__OBJECTIVE__
Nothing but the lines from the top of the data to the line holding "['pH', 'NO₃⁻-N', 'P', 'K⁺', 'Ca²⁺', 'Na⁺', 'Cl⁻', '°Brix'];" should be printed, word for word and both ends included; leave the pictures out.

__SOURCE MATERIAL__
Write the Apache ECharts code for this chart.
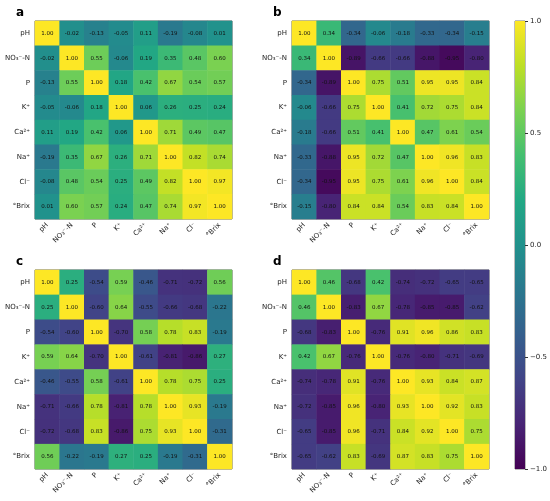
<!DOCTYPE html>
<html>
<head>
<meta charset="utf-8">
<script src="https://cdn.jsdelivr.net/npm/echarts@6/dist/echarts.min.js"></script>
<style>
  html, body { margin: 0; padding: 0; background: #fff; }
  #chart { width: 550px; height: 501px; }
</style>
</head>
<body>
<div id="chart"></div>
<script>
// variables, same order on both axes (pH on top)
const labels = ['pH', 'NO₃⁻-N', 'P', 'K⁺', 'Ca²⁺', 'Na⁺', 'Cl⁻', '°Brix'];

// correlation matrices, row by row as printed in the cells
const matA = [
  [1.00, -0.02, -0.13, -0.05, 0.11, -0.19, -0.08, 0.01],
  [-0.02, 1.00, 0.55, -0.06, 0.19, 0.35, 0.48, 0.60],
  [-0.13, 0.55, 1.00, 0.18, 0.42, 0.67, 0.54, 0.57],
  [-0.05, -0.06, 0.18, 1.00, 0.06, 0.26, 0.25, 0.24],
  [0.11, 0.19, 0.42, 0.06, 1.00, 0.71, 0.49, 0.47],
  [-0.19, 0.35, 0.67, 0.26, 0.71, 1.00, 0.82, 0.74],
  [-0.08, 0.48, 0.54, 0.25, 0.49, 0.82, 1.00, 0.97],
  [0.01, 0.60, 0.57, 0.24, 0.47, 0.74, 0.97, 1.00]
];
const matB = [
  [1.00, 0.34, -0.34, -0.06, -0.18, -0.33, -0.34, -0.15],
  [0.34, 1.00, -0.89, -0.66, -0.66, -0.88, -0.95, -0.80],
  [-0.34, -0.89, 1.00, 0.75, 0.51, 0.95, 0.95, 0.84],
  [-0.06, -0.66, 0.75, 1.00, 0.41, 0.72, 0.75, 0.84],
  [-0.18, -0.66, 0.51, 0.41, 1.00, 0.47, 0.61, 0.54],
  [-0.33, -0.88, 0.95, 0.72, 0.47, 1.00, 0.96, 0.83],
  [-0.34, -0.95, 0.95, 0.75, 0.61, 0.96, 1.00, 0.84],
  [-0.15, -0.80, 0.84, 0.84, 0.54, 0.83, 0.84, 1.00]
];
const matC = [
  [1.00, 0.25, -0.54, 0.59, -0.46, -0.71, -0.72, 0.56],
  [0.25, 1.00, -0.60, 0.64, -0.55, -0.66, -0.68, -0.22],
  [-0.54, -0.60, 1.00, -0.70, 0.58, 0.78, 0.83, -0.19],
  [0.59, 0.64, -0.70, 1.00, -0.61, -0.81, -0.86, 0.27],
  [-0.46, -0.55, 0.58, -0.61, 1.00, 0.78, 0.75, 0.25],
  [-0.71, -0.66, 0.78, -0.81, 0.78, 1.00, 0.93, -0.19],
  [-0.72, -0.68, 0.83, -0.86, 0.75, 0.93, 1.00, -0.31],
  [0.56, -0.22, -0.19, 0.27, 0.25, -0.19, -0.31, 1.00]
];
const matD = [
  [1.00, 0.46, -0.68, 0.42, -0.74, -0.72, -0.65, -0.65],
  [0.46, 1.00, -0.83, 0.67, -0.78, -0.85, -0.85, -0.62],
  [-0.68, -0.83, 1.00, -0.76, 0.91, 0.96, 0.86, 0.83],
  [0.42, 0.67, -0.76, 1.00, -0.76, -0.80, -0.71, -0.69],
  [-0.74, -0.78, 0.91, -0.76, 1.00, 0.93, 0.84, 0.87],
  [-0.72, -0.85, 0.96, -0.80, 0.93, 1.00, 0.92, 0.83],
  [-0.65, -0.85, 0.96, -0.71, 0.84, 0.92, 1.00, 0.75],
  [-0.65, -0.62, 0.83, -0.69, 0.87, 0.83, 0.75, 1.00]
];
const panels = ['a', 'b', 'c', 'd'];
const colorbarTicks = [-1.0, -0.5, 0.0, 0.5, 1.0];

const viridis = ['#440154', '#482475', '#414487', '#355f8d', '#2a788e', '#21918c',
  '#22a884', '#44bf70', '#7ad151', '#bddf26', '#fde725'];

const mats = [matA, matB, matC, matD];
const boxes = [
  { left: 35, top: 21, width: 197, height: 198 },
  { left: 292, top: 21, width: 197, height: 198 },
  { left: 35, top: 270, width: 197, height: 199 },
  { left: 292, top: 270, width: 197, height: 199 }
];
const font = 'DejaVu Sans';

function toCells(mat) {
  const out = [];
  mat.forEach((row, i) => row.forEach((v, j) => out.push([j, i, v])));
  return out;
}

const grid = boxes.map(b => ({
  ...b, show: true, borderColor: '#333', borderWidth: 0.8,
  backgroundColor: 'transparent', containLabel: false
}));
grid.push({ left: 515, top: 21, width: 11, height: 448, show: true,
  borderColor: '#555', borderWidth: 0.8, backgroundColor: 'transparent' });

const xAxis = boxes.map((_, k) => ({
  type: 'category', gridIndex: k, data: labels,
  axisLine: { show: false },
  axisTick: { alignWithLabel: true, length: 3, lineStyle: { color: '#333' } },
  axisLabel: { rotate: 45, fontSize: 7, color: '#222', fontFamily: font, margin: 5, interval: 0 },
  splitLine: { show: false }
}));
xAxis.push({ type: 'category', gridIndex: 4, data: [''], show: false });

const yAxis = boxes.map((_, k) => ({
  type: 'category', gridIndex: k, data: labels, inverse: true,
  axisLine: { show: false },
  axisTick: { alignWithLabel: true, length: 3, lineStyle: { color: '#333' } },
  axisLabel: { fontSize: 7, color: '#222', fontFamily: font, margin: 5, interval: 0 },
  splitLine: { show: false }
}));
yAxis.push({
  type: 'value', gridIndex: 4, position: 'right', min: -1, max: 1, interval: 0.5,
  axisLine: { show: false },
  axisTick: { show: true, length: 3, lineStyle: { color: '#333' } },
  axisLabel: { fontSize: 7, color: '#222', fontFamily: font, margin: 5,
    formatter: v => (v < 0 ? '\u2212' + Math.abs(v).toFixed(1) : v.toFixed(1)) },
  splitLine: { show: false }
});

const series = mats.map((m, k) => ({
  type: 'heatmap', xAxisIndex: k, yAxisIndex: k, data: toCells(m),
  label: { show: true, fontSize: 5.5, color: '#111', fontFamily: font,
    formatter: p => p.value[2].toFixed(2) },
  itemStyle: { borderWidth: 0 },
  emphasis: { disabled: true }
}));

// colorbar drawn through the colorbar axis
series.push({
  type: 'custom', xAxisIndex: 4, yAxisIndex: 4, data: [[0, colorbarTicks[0], colorbarTicks[colorbarTicks.length - 1]]],
  silent: true,
  renderItem: (params, api) => {
    const lo = api.coord([0, api.value(1)]);
    const hi = api.coord([0, api.value(2)]);
    const w = params.coordSys.width;
    return {
      type: 'rect',
      shape: { x: params.coordSys.x, y: hi[1], width: w, height: lo[1] - hi[1] },
      style: {
        fill: new echarts.graphic.LinearGradient(0, 1, 0, 0,
          viridis.map((c, i) => ({ offset: i / (viridis.length - 1), color: c })))
      }
    };
  }
});

const titles = panels.map((p, k) => ({
  text: p, left: boxes[k].left - 24, top: boxes[k].top - 19,
  textStyle: { fontSize: 12, fontWeight: 'bold', color: '#000', fontFamily: font }
}));

const chart = echarts.init(document.getElementById('chart'), null, { renderer: 'canvas' });
chart.setOption({
  animation: false,
  backgroundColor: '#fff',
  title: titles,
  grid, xAxis, yAxis, series,
  visualMap: {
    show: false, min: -1, max: 1, seriesIndex: [0, 1, 2, 3],
    inRange: { color: viridis }
  }
});
</script>
</body>
</html>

__EXERCISE RESULT__
Write the Apache ECharts code for this chart.
<!DOCTYPE html>
<html>
<head>
<meta charset="utf-8">
<script src="https://cdn.jsdelivr.net/npm/echarts@6/dist/echarts.min.js"></script>
<style>
  html, body { margin: 0; padding: 0; background: #fff; }
  #chart { width: 550px; height: 501px; }
</style>
</head>
<body>
<div id="chart"></div>
<script>
// variables, same order on both axes (pH on top)
const labels = ['pH', 'NO₃⁻-N', 'P', 'K⁺', 'Ca²⁺', 'Na⁺', 'Cl⁻', '°Brix'];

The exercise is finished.